La disperazione che spera: la poesia di Antonio Alleva

di Lucilio Santoni

“Cronache di fine Occidente. La Collina del Dingh” è il titolo del libro doppio di Antonio Alleva, ora in libreria per i tipi di PuntoaCapo, editore attentissimo alle voci poetiche autentiche. Libro doppio che però va letto tutto insieme come un notiziario ideale, che parte da lontano, tocca gli estremi confini del mondo, per diventare il notiziario della nostra vita. Alleva muove dallo sguardo, certo, ma è l’ascolto, ineccepibile, che gli permette di registrare su carta quei frammenti di realtà che, tessuti con amore, si fanno memoria, si fanno richiesta incessante d’infinito e, pertanto, preghiera: “perfino nell’estasi dopo la congiunzione carnale […] perfino ora il soma / assume la forma della croce”. A fare l’amore si vince in Cielo, a fare sesso si vince sulla Terra, ma questo Occidente non sa fare né l’uno né l’altro e, pertanto, finisce, insieme alle sue magnifiche sorti e progressive. Forse non il sonno della ragione produce mostri, bensì il sogno del progresso.

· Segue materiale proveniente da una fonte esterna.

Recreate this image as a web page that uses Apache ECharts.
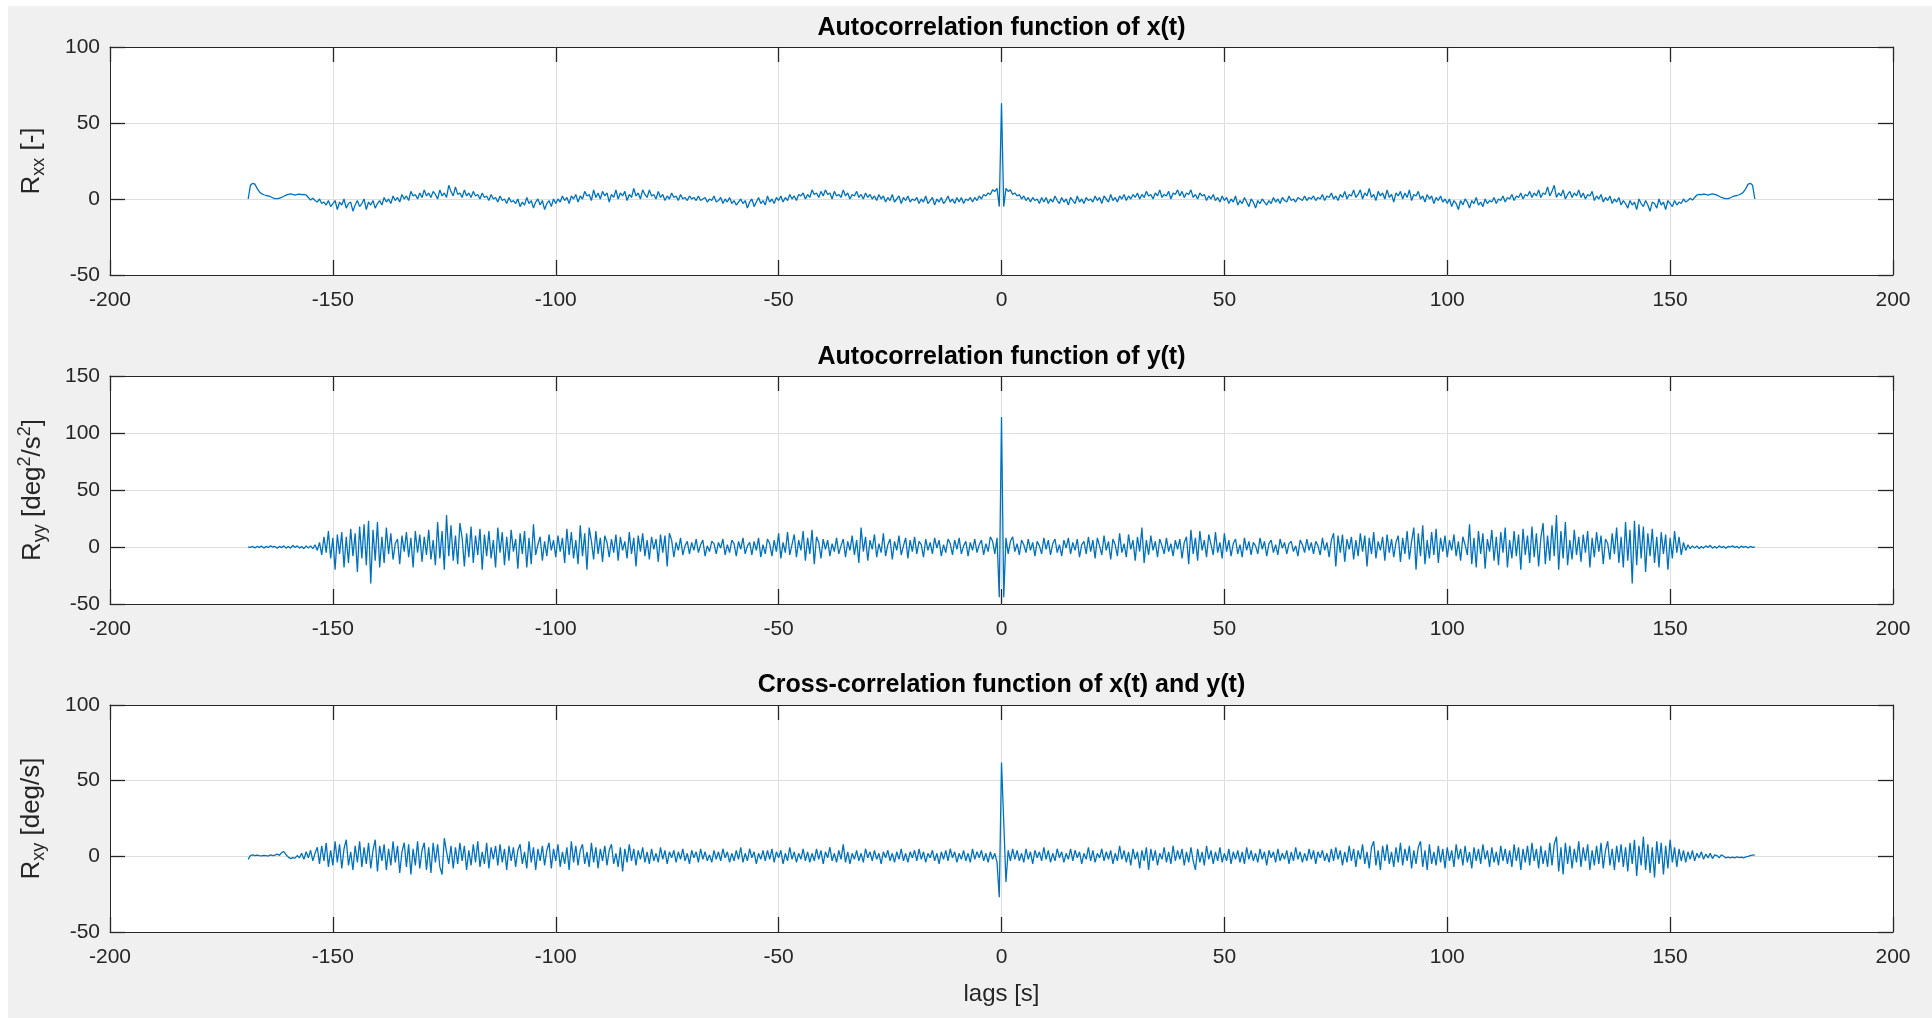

In una delle poesie più toccanti, “Elementare”, Alleva interroga se stesso in una foto da bambino nella quale a stento si riconosce: “dimmi / ora raccontami tu, / come sarebbe andata se non avessi così clamorosamente / sbagliato sentiero”. Si capisce bene che la domanda è terribilmente vera anche per l’intero nostro mondo che ha smarrito se stesso, a colpi di napalm e a colpi di borsa valori, di fucili e di immagini ridondanti, di parole superflue, di frasi fatte, di luoghi comuni. Le stesse persone che il venerdì s’indignano per l’inquinamento del Pianeta, quelle stesse persone, che in un altro Venerdì di duemila e rotti anni fa i potenti di turno persuasero che quel figlio di dio era un percolo pubblico, allora dov’erano? E oggi a cosa credono?
Domande come voragini e siamo fortunati se abbiamo un amico con cui parlarne e fare lunghe chiacchierate, che si chiami Sabatino o sconosciuto, per gridare la disperazione e la paura, col cuore e col cervello che tra poco mi si spaccano, chiamare mamma, papà, la mia sposa e un salvamento; ci dovrà pur essere un salvamento, non so dove ma lo spero. E mi vergogno un po’ di aver rifiutato le radici, per tanto tempo, e represso la nostalgia. Ma tu, babbo, perdonami, anzi so già che mi hai perdonato, come mi ha perdonato la mamma; mamma, se questo silenzio non fosse così avvolgente, tornerei persino da te. Mamma, babbo, dove siete? E perché dopo avermi riportato qui / mi avete abbandonato? Ritornano la Croce, le lacrime e la bellezza che ne scaturisce, unica possibilità di salvamento. Perché è vero che l’Occidente finisce, ma forse non smette mai di finire.